Let's say your work week is Monday through Sunday.
You work eight hours each day, Monday through Thursday and take Friday off with pay as vacation.
You are on call on Saturday (pay for the on call time may be required IF your activities are restricted, but let us assume they are not). You get a call and respond. The employer pays you four hours at time and a half for the four hours it took you to take care of whatever problem it was. The employer is not required to do that. That time could be at straight time since you had only worked 32 hours during the week. The eight hours off on Friday does not count towards work time.
Now, on Sunday, you get called in and have to work an entire eight hour day.
The employer need only pay you straight time since your total hours for the week are 44 hours AND you were paid time and a half for four of those (the on call response on Saturday).
That is all under federal law. I doubt that Vermont's albeit liberal laws provide for more than that.
In order to be paid OT rate you must actually work 40 hours.
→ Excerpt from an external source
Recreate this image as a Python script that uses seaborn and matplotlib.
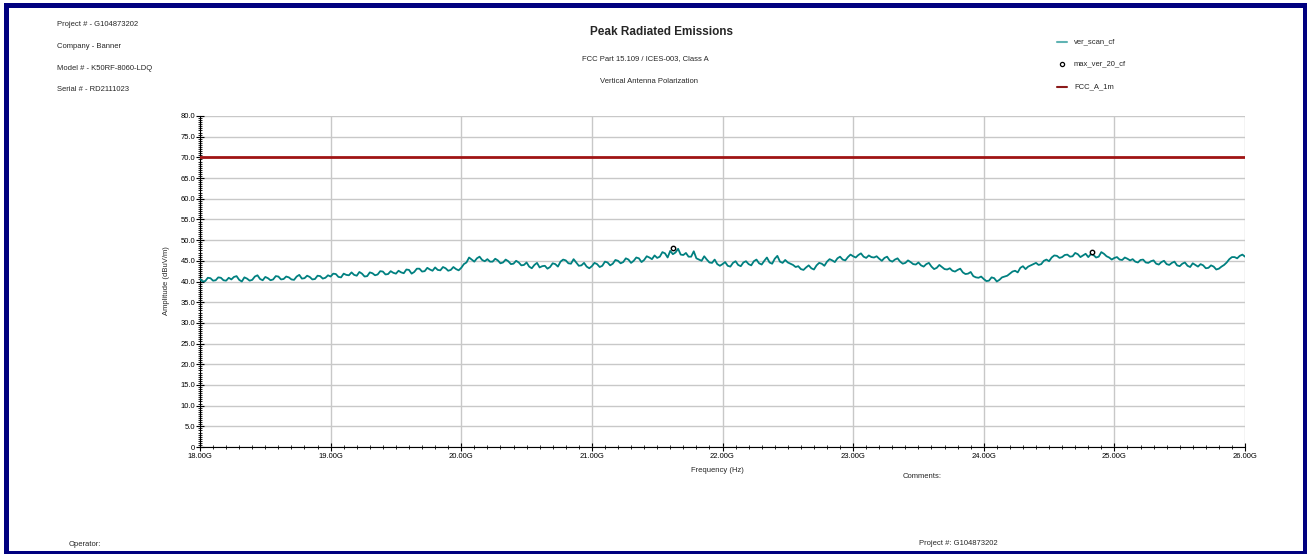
import numpy as np
import pandas as pd
import matplotlib
matplotlib.use("Agg")
import matplotlib.pyplot as plt
import seaborn as sns
from matplotlib.lines import Line2D
from matplotlib.patches import Rectangle
from matplotlib.ticker import MultipleLocator, FuncFormatter

# ---------------- data ----------------
freq_ghz = [round(18.0 + 0.04 * i, 2) for i in range(201)]
amp_scan = [
    # 18.00 - 18.96
    40.6, 40.1, 40.8, 40.3, 40.9, 40.2, 40.5, 41.3, 40.0, 40.7, 40.4, 41.5, 40.3,
    40.8, 40.5, 41.2, 40.6, 41.0, 40.4, 41.6, 40.8, 41.1, 40.6, 41.3, 40.9,
    # 19.00 - 19.96
    41.2, 41.8, 41.0, 41.6, 42.2, 41.4, 41.9, 41.3, 42.0, 41.7, 42.4, 41.8, 42.1,
    42.6, 42.0, 42.8, 42.3, 43.1, 42.5, 42.9, 43.4, 42.7, 43.2, 42.8, 43.0,
    # 20.00 - 20.96
    43.3, 44.6, 45.3, 45.6, 45.2, 45.4, 44.8, 45.1, 44.6, 44.9, 44.3, 44.6, 44.0,
    43.6, 44.0, 43.4, 43.8, 43.5, 44.2, 44.8, 45.1, 44.3, 44.6, 43.9, 43.6,
    # 21.00 - 21.96
    43.7, 44.2, 43.8, 44.6, 44.3, 45.0, 44.7, 45.3, 45.0, 45.6, 45.2, 45.8, 46.3,
    46.0, 46.8, 47.4, 47.0, 46.5, 46.9, 46.0, 45.6, 45.0, 45.3, 44.5, 44.2,
    # 22.00 - 22.96
    44.2, 43.8, 44.5, 44.0, 44.6, 44.2, 44.9, 44.4, 45.0, 44.6, 45.5, 44.8, 45.2,
    44.3, 43.5, 43.0, 43.4, 43.2, 43.9, 44.3, 44.8, 45.1, 45.6, 45.3, 45.9,
    # 23.00 - 23.96
    46.1, 46.4, 46.0, 46.3, 45.8, 45.5, 45.7, 45.1, 45.3, 44.8, 44.5, 44.7, 44.1,
    43.9, 44.2, 43.6, 43.3, 43.5, 42.9, 42.6, 42.8, 42.2, 41.9, 41.3, 40.9,
    # 24.00 - 24.96
    40.6, 40.2, 40.8, 40.4, 41.2, 41.9, 42.6, 43.3, 43.0, 43.9, 44.5, 44.2, 45.3,
    45.8, 46.2, 45.9, 46.5, 46.1, 46.6, 46.3, 45.9, 46.4, 46.0, 46.7, 45.8,
    # 25.00 - 25.96
    45.7, 45.3, 45.8, 45.1, 44.8, 45.2, 44.6, 44.9, 44.3, 44.7, 44.2, 44.5, 43.9,
    44.3, 43.8, 44.4, 43.6, 43.9, 43.3, 43.6, 43.1, 44.0, 45.4, 45.9, 46.2,
    # 26.00
    46.0,
]
freq_mid_ghz = [round(18.02 + 0.04 * i, 2) for i in range(200)]
amp_scan_mid = [
    # 18.02 - 18.98
    40.0, 40.9, 40.2, 41.0, 40.3, 40.9, 41.1, 40.4, 41.0, 40.2, 41.2, 40.6, 41.1,
    40.3, 41.3, 40.5, 41.2, 40.5, 41.2, 40.7, 41.4, 40.5, 41.4, 40.7, 41.5,
    # 19.02 - 19.98
    41.9, 41.1, 41.9, 41.5, 41.6, 42.3, 41.2, 42.2, 41.5, 42.5, 41.7, 42.5, 41.9,
    42.2, 42.9, 41.9, 43.1, 42.4, 43.3, 42.6, 42.8, 43.5, 42.6, 43.5, 42.7,
    # 20.02 - 20.98
    44.2, 45.8, 44.8, 46.0, 44.9, 44.8, 45.5, 44.4, 45.3, 44.2, 45.0, 43.9, 44.6,
    43.2, 44.5, 43.7, 43.1, 44.4, 43.6, 45.3, 44.4, 45.4, 43.8, 44.5, 43.2,
    # 21.02 - 21.98
    44.5, 43.5, 44.8, 43.9, 45.2, 44.4, 45.6, 44.5, 45.8, 44.7, 46.1, 45.4, 45.7,
    47.1, 45.8, 46.6, 47.9, 46.4, 46.0, 47.3, 45.3, 46.1, 44.6, 45.3, 43.8,
    # 22.02 - 22.98
    44.7, 43.6, 44.9, 43.7, 44.9, 43.9, 45.3, 44.1, 45.8, 44.3, 46.2, 44.5, 44.6,
    44.0, 43.7, 42.8, 43.9, 42.9, 44.5, 43.8, 45.4, 44.7, 46.0, 45.1, 46.5,
    # 23.02 - 23.98
    45.8, 46.8, 45.7, 45.9, 46.1, 45.0, 46.0, 44.8, 45.6, 44.3, 45.1, 44.2, 44.6,
    43.6, 44.5, 43.0, 44.0, 43.0, 43.2, 42.4, 43.1, 41.8, 42.3, 41.0, 41.2,
    # 24.02 - 24.98
    40.1, 41.0, 40.0, 41.0, 41.4, 42.4, 42.2, 43.7, 43.6, 44.2, 44.0, 45.0, 44.9,
    46.3, 45.7, 46.4, 46.0, 46.9, 45.9, 46.7, 46.6, 45.8, 47.1, 46.1, 45.3,
    # 25.02 - 25.98
    45.9, 45.2, 45.5, 45.4, 44.6, 45.3, 44.5, 45.1, 44.1, 45.0, 44.0, 44.8, 43.7,
    44.6, 43.5, 44.0, 44.2, 43.2, 43.9, 42.9, 43.6, 44.6, 45.9, 45.6, 46.5,
]
max_freq_ghz = [21.62, 24.83]
max_amp = [48.2, 47.2]
limit_freq_ghz = [18.0, 26.0]
limit_amp = [70.0, 70.0]

header_lines = ["Project # - G104873202", "Company - Banner",
                "Model # - K50RF-8060-LDQ", "Serial # - RD2111023"]
title = "Peak Radiated Emissions"
subtitle1 = "FCC Part 15.109 / ICES-003, Class A"
subtitle2 = "Vertical Antenna Polarization"
legend_labels = ["ver_scan_cf", "max_ver_20_cf", "FCC_A_1m"]
x_label = "Frequency (Hz)"
y_label = "Amplitude (dBuV/m)"

# ---------------- figure ----------------
sns.set_theme(style="white")
plt.rcParams["font.family"] = ["Liberation Sans", "DejaVu Sans"]

W, H = 1307, 554
fig = plt.figure(figsize=(W / 100, H / 100), dpi=100)
fig.patch.set_facecolor("white")

def fx(px):
    return px / W

def fy(py):
    return 1 - py / H

ax = fig.add_axes([fx(200), fy(447), fx(1245) - fx(200), fy(116) - fy(447)])

scan_df = pd.concat([
    pd.DataFrame({"f": freq_ghz, "a": amp_scan}),
    pd.DataFrame({"f": freq_mid_ghz, "a": amp_scan_mid}),
]).sort_values("f").reset_index(drop=True)
lim_df = pd.DataFrame({"f": limit_freq_ghz, "a": limit_amp})
max_df = pd.DataFrame({"f": max_freq_ghz, "a": max_amp})

sns.lineplot(data=scan_df, x="f", y="a", ax=ax, color="#008080", lw=1.3,
             estimator=None, sort=False, zorder=3)
sns.lineplot(data=lim_df, x="f", y="a", ax=ax, color="#a01414", lw=2.0,
             estimator=None, zorder=4)
sns.scatterplot(data=max_df, x="f", y="a", ax=ax, marker="o", s=10,
                facecolor="white", edgecolor="black", linewidth=1.0, zorder=5)

ax.set_xlim(18.0, 26.0)
ax.set_ylim(0, 80)
ax.xaxis.set_major_locator(MultipleLocator(1.0))
ax.xaxis.set_minor_locator(MultipleLocator(0.1))
ax.yaxis.set_major_locator(MultipleLocator(5.0))
ax.yaxis.set_minor_locator(MultipleLocator(0.5))
ax.xaxis.set_major_formatter(FuncFormatter(lambda v, p: f"{v:.2f}G"))
ax.yaxis.set_major_formatter(FuncFormatter(lambda v, p: "0" if abs(v) < 1e-9 else f"{v:.1f}"))

ax.grid(True, which="major", color="#c8c8c8", lw=1.0, zorder=0)
ax.set_axisbelow(True)
for s in ["top", "right"]:
    ax.spines[s].set_visible(False)
for s in ["left", "bottom"]:
    ax.spines[s].set_visible(True)
    ax.spines[s].set_color("black")
    ax.spines[s].set_linewidth(0.8)

ax.tick_params(axis="x", which="both", bottom=True, top=False)
ax.tick_params(axis="y", which="both", left=True, right=False)
ax.tick_params(axis="both", which="major", direction="inout", length=6, width=0.8,
               color="black", labelsize=5.5, labelcolor="black")
ax.tick_params(axis="both", which="minor", direction="inout", length=3, width=0.6,
               color="black")
ax.tick_params(axis="x", which="major", pad=1)
ax.tick_params(axis="y", which="major", pad=0.5)
ax.set_xlabel("")
ax.set_ylabel("")

# axis labels
fig.text(fx(717), fy(470), x_label, ha="center", va="center", fontsize=5.5)
fig.text(fx(167), fy(281), y_label, ha="center", va="center", fontsize=5.5, rotation=90)

# header text
for i, t in enumerate(header_lines):
    fig.text(fx(57), fy([25, 47, 68, 89][i]), t, ha="left", va="center", fontsize=5.5)

fig.text(fx(662), fy(32), title, ha="center", va="center", fontsize=8.5, fontweight="bold")
fig.text(fx(645), fy(58.5), subtitle1, ha="center", va="center", fontsize=5.5)
fig.text(fx(649), fy(81.5), subtitle2, ha="center", va="center", fontsize=5.5)

# legend (manual)
fig.add_artist(Line2D([fx(1057), fx(1067)], [fy(42), fy(42)], color="#5fb3b3", lw=1.5))
fig.add_artist(Line2D([fx(1062)], [fy(64)], marker="o", ms=3, mfc="white",
                      mec="black", mew=0.9, lw=0))
fig.add_artist(Line2D([fx(1057), fx(1067)], [fy(87), fy(87)], color="#8b1a1a", lw=1.5))
for yy, lab in zip([42, 64, 87], legend_labels):
    fig.text(fx(1074), fy(yy), lab, ha="left", va="center", fontsize=5.5)

# footer text
fig.text(fx(903), fy(476), "Comments:", ha="left", va="center", fontsize=5.5)
fig.text(fx(69), fy(544), "Operator:", ha="left", va="center", fontsize=5.5)
fig.text(fx(919), fy(543.5), "Project #: G104873202", ha="left", va="center", fontsize=5.5)

# navy frame
fig.add_artist(Rectangle((fx(5.5), fy(552.5)), fx(1304.5) - fx(5.5), fy(5) - fy(552.5),
                         transform=fig.transFigure, fill=False, edgecolor="#00007f",
                         lw=3.6, zorder=10))

fig.savefig("out.png", dpi=100, facecolor="white")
That is not unique to Vermont. No state requires that paid but unworked time be included in overtime calculations; nor does Federal law. An employer may choose to include vacation, sick, personal, holiday or other paid leave in overtime calculations and some do. But it is not required by law anywhere in the US.
TheRed
12-17-2007, 02:23 PM
When you say "I work for a company that follows Vermont law for OT. " do you mean that you work in Vermont?
Hockeyboard13
12-19-2007, 09:55 AM
I do work in Vermont. I guess the main issue I have is that we do get OT pay when on "Emergency call". What defines emergency from other calls? Last week I was supposed to work a half day (4 hours) with the remaining 4 hours being vacation. Due to lots of issues that day, I ended up working 6 hours and taking 2 hours for vacation. Then while on "vacation hours" I had about 15 calls all work related and I put in for another hour. This was classified as regular pay. So who defines emergency?
. So who defines emergency?
No one. Federal law (FLSA) could not care less about "emergency". What federal law does care about is paying Non-Exempt employees based on actual hours worked. Paid time off is never hours worked under law. On call pay may or may not be hours worked under law, but there is a high legal standard, including that the employer's imposed restrictions "severely restrict" the employee's actions.
All hours actually worked must be looked at for purposes of overtime calcuations and the FLSA rules determine whether or not an hour is legally considered to be "worked".